Have you ever wondered the different ways of managing and taking decisions?
I believe that these responsibilities require not only business acumen accumulated by the years, but also objective facts of the current situations. An entrepreneur should start a company after spending time calculating potential benefits based on market studies and a business plan. An organization should compute the realistic ROI before investing in human resources or material. And these kinds of data crunching are usually done thanks to one awesome tool that did not evolve that much in many years : Microsoft Excel.
We all love Excel, but..
People have a love/hate relationship with Excel. On one hand, it allows to beautifully and easily format a report or spreadsheet, but on the other one tiny mistake in a formula might have a huge consequence. I use myself Excel on a daily basis, but only for quick calculation or data manipulation. However when I want to generate recurrent reports and update in real-time a dashboard, I prefer to work with dedicated business intelligence offering the following three features.
Whether it is on a daily basis or for the long term, managers should take decisions based on objective facts whenever possible.
It is important for managers to be able to react quickly to daily challenges.
It shouldn't require a rocket science degree in order to generate indicative measures.
Isn't Excel providing these kinds of features?
And they answer is : they do, but to a certain extent.
It is easy to encode mistakes in Excel
Excel can obviously describe a situation in the shape of a table or graph, but it is not necessarily based on objective facts since anyone can input wrong data or worse manipulate the data. Sometimes different versions of Excel or language settings might affect the data quality unvoluntarily.
It is flexible, but not always fast
It might also be super easy to adapt the layout in Excel. However when it comes to build a new report, either you copy an existing report and you adapt it by increasing the chances of mistakes, either you start from scratch and it takes longer to achieve the final results.
Business intelligence solutions
You might have heard about solutions such as QlikView, Tableau or Microsoft PowerBI. These are built to look like Excel in order to get quicker familiarized with the business intelligence world and without setting up a ton of parameters. There isn't any added value to use these like you are using Excel. Instead the real power of these tools relies in their automation capabilities.
Automatic data input
Managers shouldn't spend time encoding and correcting data. In our more and more digitalized world, data is most probably already stored in a database. It is more a matter of connecting once and for all that database to a business intelligence tool and leave this fastidious and repetitive work to a machine that will do it faster and better than any humans.
You probably use the same kind of formulas in multiple reports. Therefore either you need to retype a formula in new reports, either you need to find the formula in an existing report and copy it to the new one. Wouldn't it be better to define once and for all these formulas and just drag and drop them whenever needed?
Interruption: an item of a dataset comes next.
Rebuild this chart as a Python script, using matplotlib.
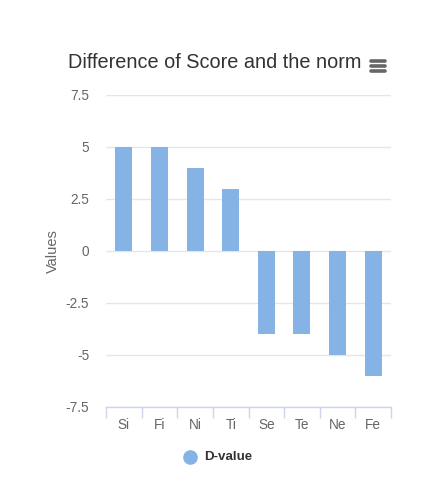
import matplotlib
matplotlib.use("Agg")
import matplotlib.pyplot as plt
from matplotlib.lines import Line2D

categories = ["Si", "Fi", "Ni", "Ti", "Se", "Te", "Ne", "Fe"]
values = [5, 5, 4, 3, -4, -4, -5, -6]
yticks = [-7.5, -5, -2.5, 0, 2.5, 5, 7.5]
yticklabels = ["-7.5", "-5", "-2.5", "0", "2.5", "5", "7.5"]

plt.rcParams['font.family'] = ['Liberation Sans', 'DejaVu Sans']

fig = plt.figure(figsize=(4.32, 5.0), dpi=100)
ax = fig.add_axes([106/432, 1-407/500, (391-106)/432, (407-95)/500])

x = list(range(len(categories)))
ax.bar(x, values, width=0.48, color="#85b3e6", zorder=3)

ax.set_xlim(-0.5, len(categories) - 0.5)
ax.set_ylim(-7.5, 7.5)
ax.set_yticks(yticks)
ax.set_yticklabels(yticklabels)
ax.set_xticks(x)
ax.set_xticklabels(categories)
ax.yaxis.grid(True, color="#e6e6e6", linewidth=1, zorder=0)
ax.tick_params(axis='y', length=0, pad=12, labelsize=9.8, labelcolor="#666666")
ax.tick_params(axis='x', length=0, pad=8, labelsize=9.8, labelcolor="#666666")
for s in ["top", "right", "left"]:
    ax.spines[s].set_visible(False)
ax.spines["bottom"].set_color("#ccd6eb")
ax.spines["bottom"].set_linewidth(1)
ax.spines["bottom"].set_zorder(4)

# boundary ticks
ax.set_xticks([i - 0.5 for i in range(len(categories) + 1)], minor=True)
ax.tick_params(axis='x', which='minor', length=8, color="#ccd6eb", width=1, direction='out')

ax.set_ylabel("Values", fontsize=10.5, color="#666666", labelpad=4)

fig.text(215/432, 1 - 62/500, "Difference of Score and the norm", ha="center", va="center",
         fontsize=14.3, color="#333333")

# hamburger icon
for yy in (61, 66, 71):
    fig.add_artist(Line2D([371/432, 385/432], [1 - yy/500] * 2, color="#666666",
                          linewidth=2.6, solid_capstyle="round"))

# legend
fig.add_artist(Line2D([190/432], [1 - 457/500], marker="o", markersize=9.5,
                      color="#85b3e6", linestyle="none"))
fig.text(204/432, 1 - 457/500, "D-value", ha="left", va="center", fontsize=9.6,
         fontweight="bold", color="#333333")

fig.savefig("out.png", dpi=100)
Wouldn't it be more comfortable that a report is automatically generated and accessible in the web or on your mailbox? You will just need to analyze the figures and spend time taking better decisions.
Today new generation of tools help any managers to generate objective facts for taking better decisions faster. These tools are not meant to replace Excel, but to work complimentarily with it. As such these tools do not differ from Excel when using the very basic function. However their real power comes when automations (input, formula, refresh) are implemented.